**DATA EXCERPT:**
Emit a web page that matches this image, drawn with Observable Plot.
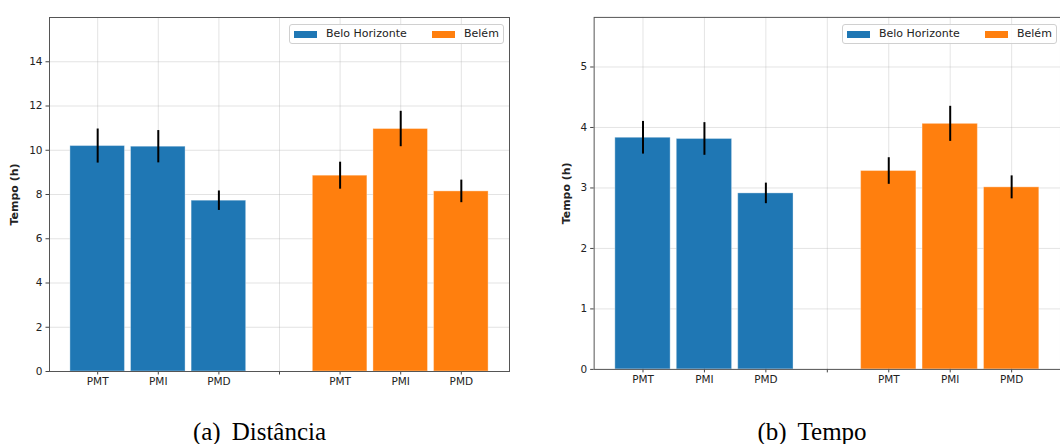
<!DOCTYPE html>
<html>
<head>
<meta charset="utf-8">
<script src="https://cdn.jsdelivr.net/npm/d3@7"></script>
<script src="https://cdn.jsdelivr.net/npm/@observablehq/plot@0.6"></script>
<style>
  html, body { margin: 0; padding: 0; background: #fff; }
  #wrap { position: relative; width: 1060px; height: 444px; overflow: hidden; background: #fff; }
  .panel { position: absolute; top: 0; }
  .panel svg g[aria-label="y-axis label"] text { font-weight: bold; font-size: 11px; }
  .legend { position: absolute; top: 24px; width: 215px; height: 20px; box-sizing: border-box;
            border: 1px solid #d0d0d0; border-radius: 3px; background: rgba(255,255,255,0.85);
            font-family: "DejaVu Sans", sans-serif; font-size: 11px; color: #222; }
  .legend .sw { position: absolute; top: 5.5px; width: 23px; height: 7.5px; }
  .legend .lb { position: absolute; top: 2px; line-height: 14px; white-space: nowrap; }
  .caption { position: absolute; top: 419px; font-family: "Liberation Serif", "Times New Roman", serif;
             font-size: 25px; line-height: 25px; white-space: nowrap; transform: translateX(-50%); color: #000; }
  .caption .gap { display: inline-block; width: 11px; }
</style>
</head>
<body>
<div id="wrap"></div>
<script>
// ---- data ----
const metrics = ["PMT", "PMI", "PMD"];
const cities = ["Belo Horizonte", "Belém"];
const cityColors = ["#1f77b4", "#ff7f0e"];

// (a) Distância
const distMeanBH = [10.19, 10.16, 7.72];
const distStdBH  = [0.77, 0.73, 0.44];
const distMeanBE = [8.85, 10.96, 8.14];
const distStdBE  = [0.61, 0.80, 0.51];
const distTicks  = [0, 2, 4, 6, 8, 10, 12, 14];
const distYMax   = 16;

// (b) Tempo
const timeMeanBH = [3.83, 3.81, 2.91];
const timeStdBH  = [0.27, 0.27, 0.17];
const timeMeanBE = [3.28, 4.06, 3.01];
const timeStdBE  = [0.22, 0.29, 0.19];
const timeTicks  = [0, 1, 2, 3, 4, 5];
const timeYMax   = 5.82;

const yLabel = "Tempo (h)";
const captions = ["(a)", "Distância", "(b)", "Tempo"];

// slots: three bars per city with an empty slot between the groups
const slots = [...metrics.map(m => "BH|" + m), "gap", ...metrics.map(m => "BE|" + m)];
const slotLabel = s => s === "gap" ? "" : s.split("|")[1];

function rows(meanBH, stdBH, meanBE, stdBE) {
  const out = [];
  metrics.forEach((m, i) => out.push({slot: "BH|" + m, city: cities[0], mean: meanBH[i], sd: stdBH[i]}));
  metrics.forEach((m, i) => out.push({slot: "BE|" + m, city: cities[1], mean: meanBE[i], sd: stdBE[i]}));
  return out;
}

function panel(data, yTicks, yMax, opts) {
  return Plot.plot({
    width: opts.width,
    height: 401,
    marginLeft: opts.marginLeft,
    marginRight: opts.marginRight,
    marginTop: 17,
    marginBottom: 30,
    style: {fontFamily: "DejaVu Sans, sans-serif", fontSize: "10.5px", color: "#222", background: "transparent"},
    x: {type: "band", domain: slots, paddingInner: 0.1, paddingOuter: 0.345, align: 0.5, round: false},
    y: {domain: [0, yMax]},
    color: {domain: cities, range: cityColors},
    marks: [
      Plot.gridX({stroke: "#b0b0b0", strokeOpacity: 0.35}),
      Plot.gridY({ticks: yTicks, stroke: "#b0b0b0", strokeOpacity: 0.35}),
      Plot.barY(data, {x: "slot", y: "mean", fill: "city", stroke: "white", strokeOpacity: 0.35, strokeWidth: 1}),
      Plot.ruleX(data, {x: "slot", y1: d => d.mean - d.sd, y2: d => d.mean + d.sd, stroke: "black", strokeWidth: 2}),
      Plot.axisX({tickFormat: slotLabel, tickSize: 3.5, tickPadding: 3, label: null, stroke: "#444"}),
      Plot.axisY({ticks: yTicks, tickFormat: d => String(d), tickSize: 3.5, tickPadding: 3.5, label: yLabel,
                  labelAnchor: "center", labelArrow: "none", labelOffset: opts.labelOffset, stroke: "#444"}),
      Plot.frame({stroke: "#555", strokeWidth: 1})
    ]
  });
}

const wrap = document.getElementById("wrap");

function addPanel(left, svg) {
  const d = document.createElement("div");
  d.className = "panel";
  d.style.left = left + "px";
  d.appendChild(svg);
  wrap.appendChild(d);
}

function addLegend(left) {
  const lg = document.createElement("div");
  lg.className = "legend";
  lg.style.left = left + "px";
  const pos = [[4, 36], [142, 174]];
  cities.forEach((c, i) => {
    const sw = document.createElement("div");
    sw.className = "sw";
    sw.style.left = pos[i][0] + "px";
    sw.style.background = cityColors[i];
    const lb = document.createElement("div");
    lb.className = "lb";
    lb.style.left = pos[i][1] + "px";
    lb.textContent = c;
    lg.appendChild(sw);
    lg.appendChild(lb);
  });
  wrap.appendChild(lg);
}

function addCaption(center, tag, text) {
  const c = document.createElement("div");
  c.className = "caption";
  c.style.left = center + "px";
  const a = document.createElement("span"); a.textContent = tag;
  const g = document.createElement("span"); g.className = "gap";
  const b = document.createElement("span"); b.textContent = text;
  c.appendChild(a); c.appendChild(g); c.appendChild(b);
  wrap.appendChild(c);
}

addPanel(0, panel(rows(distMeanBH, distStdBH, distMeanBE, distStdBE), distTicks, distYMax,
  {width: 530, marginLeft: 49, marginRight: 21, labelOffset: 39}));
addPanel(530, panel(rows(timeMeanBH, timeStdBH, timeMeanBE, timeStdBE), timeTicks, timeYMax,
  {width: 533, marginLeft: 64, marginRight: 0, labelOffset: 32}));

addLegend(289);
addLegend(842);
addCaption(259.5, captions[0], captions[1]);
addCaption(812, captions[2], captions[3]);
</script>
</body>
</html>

**TASK DIRECTIONS:** Pictures are excluded; copy all other data exactly as shown.

**RESPONSE TO THE EXERCISE:**
Emit a web page that matches this image, drawn with Observable Plot.
<!DOCTYPE html>
<html>
<head>
<meta charset="utf-8">
<script src="https://cdn.jsdelivr.net/npm/d3@7"></script>
<script src="https://cdn.jsdelivr.net/npm/@observablehq/plot@0.6"></script>
<style>
  html, body { margin: 0; padding: 0; background: #fff; }
  #wrap { position: relative; width: 1060px; height: 444px; overflow: hidden; background: #fff; }
  .panel { position: absolute; top: 0; }
  .panel svg g[aria-label="y-axis label"] text { font-weight: bold; font-size: 11px; }
  .legend { position: absolute; top: 24px; width: 215px; height: 20px; box-sizing: border-box;
            border: 1px solid #d0d0d0; border-radius: 3px; background: rgba(255,255,255,0.85);
            font-family: "DejaVu Sans", sans-serif; font-size: 11px; color: #222; }
  .legend .sw { position: absolute; top: 5.5px; width: 23px; height: 7.5px; }
  .legend .lb { position: absolute; top: 2px; line-height: 14px; white-space: nowrap; }
  .caption { position: absolute; top: 419px; font-family: "Liberation Serif", "Times New Roman", serif;
             font-size: 25px; line-height: 25px; white-space: nowrap; transform: translateX(-50%); color: #000; }
  .caption .gap { display: inline-block; width: 11px; }
</style>
</head>
<body>
<div id="wrap"></div>
<script>
// ---- data ----
const metrics = ["PMT", "PMI", "PMD"];
const cities = ["Belo Horizonte", "Belém"];
const cityColors = ["#1f77b4", "#ff7f0e"];

// (a) Distância
const distMeanBH = [10.19, 10.16, 7.72];
const distStdBH  = [0.77, 0.73, 0.44];
const distMeanBE = [8.85, 10.96, 8.14];
const distStdBE  = [0.61, 0.80, 0.51];
const distTicks  = [0, 2, 4, 6, 8, 10, 12, 14];
const distYMax   = 16;

// (b) Tempo
const timeMeanBH = [3.83, 3.81, 2.91];
const timeStdBH  = [0.27, 0.27, 0.17];
const timeMeanBE = [3.28, 4.06, 3.01];
const timeStdBE  = [0.22, 0.29, 0.19];
const timeTicks  = [0, 1, 2, 3, 4, 5];
const timeYMax   = 5.82;

const yLabel = "Tempo (h)";
const captions = ["(a)", "Distância", "(b)", "Tempo"];

// slots: three bars per city with an empty slot between the groups
const slots = [...metrics.map(m => "BH|" + m), "gap", ...metrics.map(m => "BE|" + m)];
const slotLabel = s => s === "gap" ? "" : s.split("|")[1];

function rows(meanBH, stdBH, meanBE, stdBE) {
  const out = [];
  metrics.forEach((m, i) => out.push({slot: "BH|" + m, city: cities[0], mean: meanBH[i], sd: stdBH[i]}));
  metrics.forEach((m, i) => out.push({slot: "BE|" + m, city: cities[1], mean: meanBE[i], sd: stdBE[i]}));
  return out;
}

function panel(data, yTicks, yMax, opts) {
  return Plot.plot({
    width: opts.width,
    height: 401,
    marginLeft: opts.marginLeft,
    marginRight: opts.marginRight,
    marginTop: 17,
    marginBottom: 30,
    style: {fontFamily: "DejaVu Sans, sans-serif", fontSize: "10.5px", color: "#222", background: "transparent"},
    x: {type: "band", domain: slots, paddingInner: 0.1, paddingOuter: 0.345, align: 0.5, round: false},
    y: {domain: [0, yMax]},
    color: {domain: cities, range: cityColors},
    marks: [
      Plot.gridX({stroke: "#b0b0b0", strokeOpacity: 0.35}),
      Plot.gridY({ticks: yTicks, stroke: "#b0b0b0", strokeOpacity: 0.35}),
      Plot.barY(data, {x: "slot", y: "mean", fill: "city", stroke: "white", strokeOpacity: 0.35, strokeWidth: 1}),
      Plot.ruleX(data, {x: "slot", y1: d => d.mean - d.sd, y2: d => d.mean + d.sd, stroke: "black", strokeWidth: 2}),
      Plot.axisX({tickFormat: slotLabel, tickSize: 3.5, tickPadding: 3, label: null, stroke: "#444"}),
      Plot.axisY({ticks: yTicks, tickFormat: d => String(d), tickSize: 3.5, tickPadding: 3.5, label: yLabel,
                  labelAnchor: "center", labelArrow: "none", labelOffset: opts.labelOffset, stroke: "#444"}),
      Plot.frame({stroke: "#555", strokeWidth: 1})
    ]
  });
}

const wrap = document.getElementById("wrap");

function addPanel(left, svg) {
  const d = document.createElement("div");
  d.className = "panel";
  d.style.left = left + "px";
  d.appendChild(svg);
  wrap.appendChild(d);
}

function addLegend(left) {
  const lg = document.createElement("div");
  lg.className = "legend";
  lg.style.left = left + "px";
  const pos = [[4, 36], [142, 174]];
  cities.forEach((c, i) => {
    const sw = document.createElement("div");
    sw.className = "sw";
    sw.style.left = pos[i][0] + "px";
    sw.style.background = cityColors[i];
    const lb = document.createElement("div");
    lb.className = "lb";
    lb.style.left = pos[i][1] + "px";
    lb.textContent = c;
    lg.appendChild(sw);
    lg.appendChild(lb);
  });
  wrap.appendChild(lg);
}

function addCaption(center, tag, text) {
  const c = document.createElement("div");
  c.className = "caption";
  c.style.left = center + "px";
  const a = document.createElement("span"); a.textContent = tag;
  const g = document.createElement("span"); g.className = "gap";
  const b = document.createElement("span"); b.textContent = text;
  c.appendChild(a); c.appendChild(g); c.appendChild(b);
  wrap.appendChild(c);
}

addPanel(0, panel(rows(distMeanBH, distStdBH, distMeanBE, distStdBE), distTicks, distYMax,
  {width: 530, marginLeft: 49, marginRight: 21, labelOffset: 39}));
addPanel(530, panel(rows(timeMeanBH, timeStdBH, timeMeanBE, timeStdBE), timeTicks, timeYMax,
  {width: 533, marginLeft: 64, marginRight: 0, labelOffset: 32}));

addLegend(289);
addLegend(842);
addCaption(259.5, captions[0], captions[1]);
addCaption(812, captions[2], captions[3]);
</script>
</body>
</html>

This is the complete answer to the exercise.